Data is present everywhere in our lives. Even a time-honored tradition like your Thanksgiving meal isn't immune from data. It's actually all the opposite.
Many of the ingredients that make up the traditional Thanksgiving meal are of course grown or raised on farms. Your turkey has been fed grain and various other nutrients, themselves grown and transformed by farmers and the agro-industry. The corn and sweet potatoes sidings, and that beautiful pumpkin you bought to bake dessert, grow in fields near you or at the other end of the country. Do you think that soil, water, and fertilizers are sufficient to grow your meal? Think again: Data makes your meal grow.
Thanks to research based on gigantic amounts of farming performance data, crops are now engineered to be resistant to diseases and parasites, and to maximize yield. Weather predictions, soil chemical composition, and farming techniques inform the sowing and harvest timing, and the types of fertilizers needed. There is little room left for guesswork or empirical farming: The entire process of producing fresh food has been fully digitalized.

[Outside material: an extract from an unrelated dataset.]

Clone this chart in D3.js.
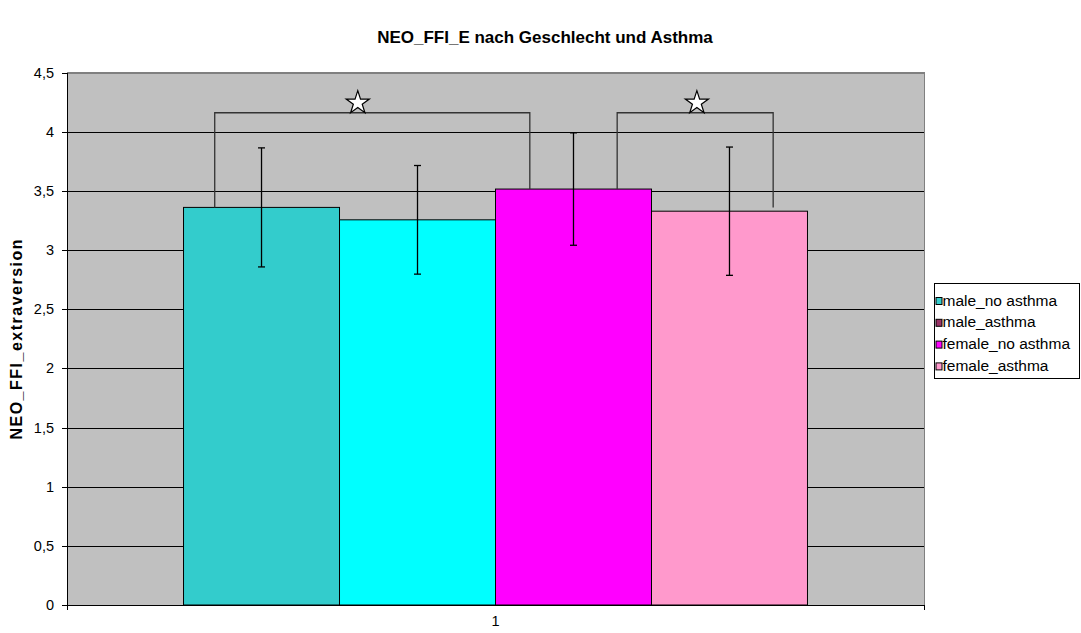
<!DOCTYPE html>
<html>
<head>
<meta charset="utf-8">
<script src="https://cdn.jsdelivr.net/npm/d3@7"></script>
<style>
  body { margin: 0; background: #fff; }
  svg text { font-family: Arial, "Liberation Sans", sans-serif; fill: #000; }
  .axis path, .axis line { stroke: #000; shape-rendering: crispEdges; }
  .axis text { font-size: 14.5px; }
</style>
</head>
<body>
<div id="chart"></div>
<script>
// data
var categories = ["1"];
var seriesNames = ["male_no asthma", "male_asthma", "female_no asthma", "female_asthma"];
var means = [3.36, 3.255, 3.515, 3.328];
var errors = [0.503, 0.459, 0.475, 0.542];
var yTicks = [0, 0.5, 1, 1.5, 2, 2.5, 3, 3.5, 4, 4.5];
// significance brackets: which bars, leg end values, top value
var brackets = [
  {from: 0, to: 2, legs: [3.36, 3.515], top: 4.16},
  {from: 2, to: 3, legs: [3.515, 3.36], top: 4.16}
];

var legendColors = ["#33CCCC", "#993366", "#FF00FF", "#FF99CC"];
var barColors = ["#33CCCC", "#00FFFF", "#FF00FF", "#FF99CC"];

function init(){
    var w = 1081;
    var h = 633;
    var left = 67, right = 924, top = 72.5, bottom = 605;

    var svg = d3.select("#chart")
      .append("svg")
      .attr("width", w)
      .attr("height", h);

    var deFormat = d3.formatLocale({decimal: ",", thousands: ".", grouping: [3], currency: ["", "€"]}).format("~g");

    var x0 = d3.scaleBand().domain(categories).range([left, right]);
    var x1 = d3.scaleBand().domain(d3.range(seriesNames.length))
      .range([0, x0.bandwidth()]).paddingOuter(0.747);
    var yScale = d3.scaleLinear().domain([0, 4.5]).range([bottom, top]);

    // plot area
    svg.append("rect")
      .attr("x", left).attr("y", top)
      .attr("width", right - left).attr("height", bottom - top)
      .attr("fill", "#C0C0C0")
      .attr("stroke", "#808080")
      .attr("shape-rendering", "crispEdges");

    // gridlines
    svg.append("g").selectAll("line")
      .data(yTicks.filter(function(d){ return d > 0; }))
      .enter().append("line")
      .attr("x1", left).attr("x2", right)
      .attr("y1", function(d){ return Math.round(yScale(d)) + 0.5; })
      .attr("y2", function(d){ return Math.round(yScale(d)) + 0.5; })
      .attr("stroke", function(d){ return d === 4.5 ? "#808080" : "#000"; })
      .attr("stroke-width", 1);

    // bars
    var cat = categories[0];
    svg.append("g").selectAll("rect")
      .data(means)
      .enter().append("rect")
      .attr("x", function(d, i){ return x0(cat) + x1(i); })
      .attr("y", function(d){ return yScale(d); })
      .attr("width", x1.bandwidth())
      .attr("height", function(d){ return bottom - yScale(d); })
      .attr("fill", function(d, i){ return barColors[i]; })
      .attr("stroke", "#000")
      .attr("stroke-width", 1);

    // error bars
    var eb = svg.append("g").attr("stroke", "#000").attr("stroke-width", 1.3);
    means.forEach(function(m, i){
      var cx = x0(cat) + x1(i) + x1.bandwidth() / 2;
      var hi = yScale(m + errors[i]), lo = yScale(m - errors[i]);
      eb.append("line").attr("x1", cx).attr("x2", cx).attr("y1", hi).attr("y2", lo);
      eb.append("line").attr("x1", cx - 3.5).attr("x2", cx + 3.5).attr("y1", hi).attr("y2", hi);
      eb.append("line").attr("x1", cx - 3.5).attr("x2", cx + 3.5).attr("y1", lo).attr("y2", lo);
    });

    // significance brackets (leg offsets inside the bars, star position along the bracket)
    var legFrac = [[0.2, 0.22], [0.78, 0.78]];
    var starAt = [0.454, 0.511];
    var starSize = 167;
    var starR = Math.sqrt(starSize * 0.8908130915292852);
    brackets.forEach(function(b, k){
      var xa = x0(cat) + x1(b.from) + x1.bandwidth() * legFrac[k][0];
      var xb = x0(cat) + x1(b.to) + x1.bandwidth() * legFrac[k][1];
      var yt = yScale(b.top);
      svg.append("path")
        .attr("d", d3.line()([[xa, yScale(b.legs[0])], [xa, yt], [xb, yt], [xb, yScale(b.legs[1])]]))
        .attr("fill", "none")
        .attr("stroke", "#333")
        .attr("stroke-width", 1.3);
      svg.append("path")
        .attr("d", d3.symbol(d3.symbolStar, starSize)())
        .attr("transform", "translate(" + (xa + (xb - xa) * starAt[k]) + "," + (yt - starR * 0.809) + ")")
        .attr("fill", "#fff")
        .attr("stroke", "#000")
        .attr("stroke-width", 1.2);
    });

    // axes
    var yAxis = d3.axisLeft(yScale).tickValues(yTicks).tickFormat(deFormat)
      .tickSize(5).tickPadding(8);
    svg.append("g")
      .attr("class", "axis")
      .attr("transform", "translate(" + left + ",0)")
      .call(yAxis)
      .call(function(g){ g.select(".domain").attr("d", "M0," + top + "V" + bottom); });

    var xAxis = d3.axisBottom(x0).tickSize(0).tickPadding(11);
    svg.append("g")
      .attr("class", "axis")
      .attr("transform", "translate(0," + bottom + ")")
      .call(xAxis)
      .call(function(g){ g.select(".domain").attr("d", "M" + left + ",0H" + right); });

    svg.append("g").selectAll("line")
      .data(x0.range())
      .enter().append("line")
      .attr("x1", function(d){ return Math.round(d) + 0.5; })
      .attr("x2", function(d){ return Math.round(d) + 0.5; })
      .attr("y1", bottom).attr("y2", bottom + 5)
      .attr("stroke", "#000");

    // title
    svg.append("text")
      .attr("x", 545).attr("y", 43)
      .attr("text-anchor", "middle")
      .style("font-size", "17px").style("font-weight", "bold")
      .text("NEO_FFI_E nach Geschlecht und Asthma");

    svg.append("text")
      .attr("transform", "translate(22," + ((top + bottom) / 2) + ") rotate(-90)")
      .attr("text-anchor", "middle")
      .style("font-size", "16px").style("font-weight", "bold")
      .style("letter-spacing", "1.5px")
      .text("NEO_FFI_extraversion");

    legend();

    function legend(){
      var lg = svg.append("g").attr("transform", "translate(934.5,283.5)");
      lg.append("rect")
        .attr("width", 145).attr("height", 95)
        .attr("fill", "#fff").attr("stroke", "#000");
      seriesNames.forEach(function(s, i){
        var yy = 18 + i * 21.8;
        lg.append("rect")
          .attr("x", 1.5).attr("y", yy - 4)
          .attr("width", 6).attr("height", 7)
          .attr("fill", legendColors[i]).attr("stroke", "#000");
        lg.append("text")
          .attr("x", 8).attr("y", yy)
          .attr("dominant-baseline", "middle")
          .style("font-size", "15.5px")
          .text(s);
      });
    }
}

window.onload = init;
</script>
</body>
</html>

You are then marketed this meal. Because you are a person of habits, and because you have been volunteering so much data for years, your supermarket knows how long in advance you are buying the turkey. And so they make sure you stay faithful to them by sending the proper coupons, discounts and reminders. Maybe this year they developed new tools, such as a turkey chooser app for your phone: enter details about your guests, and the app tells you which turkey to pick and sends an instant coupon (then you can uninstall the app until next year).
Cooking is next. On your tablet, you browse hundreds of recipes, trying to find one your family has not tasted before. Google helps you there, knowing your browsing and search history. If any of your guests has food allergies, finding a suitable recipe is easier than ever.
Your guests reach your house thanks to data. Navigation systems and traffic conditions are of course inherently data-driven, but so are modern cars, with hundreds of sensors that monitor permanently critical parameters and driving conditions.
Around the table, there is less catching up to do than before since everybody is permanently connected via social networks. But, chances are, someone you know has been a victim of data theft or some other digital fraud -- that will make for a good data-oriented discussion.
After that feast, there are other key data-driven activities to consider. The first one is how to burn all these calories you have ingested. Entering them in your fitness app is not enough: you are going to need several runs, stints at the gym, or walks around the block. Luckily, your fitness tracker keeps track of these and tells you how you're doing against your goal. And your connected bathroom scale helps by reminding you every morning.
But before you can go and exercise on your own, you will probably watch a football game. This year, the Chicago Bears are playing the Detroit Lions, the Philadelphia Eagles are playing the Dallas Cowboys, and the Seattle Seahawks are playing the San Francisco 49ers. All these games will be driven by data, as are most modern sports.
Can someone pass the cranberry sauce and the data stuffing, please?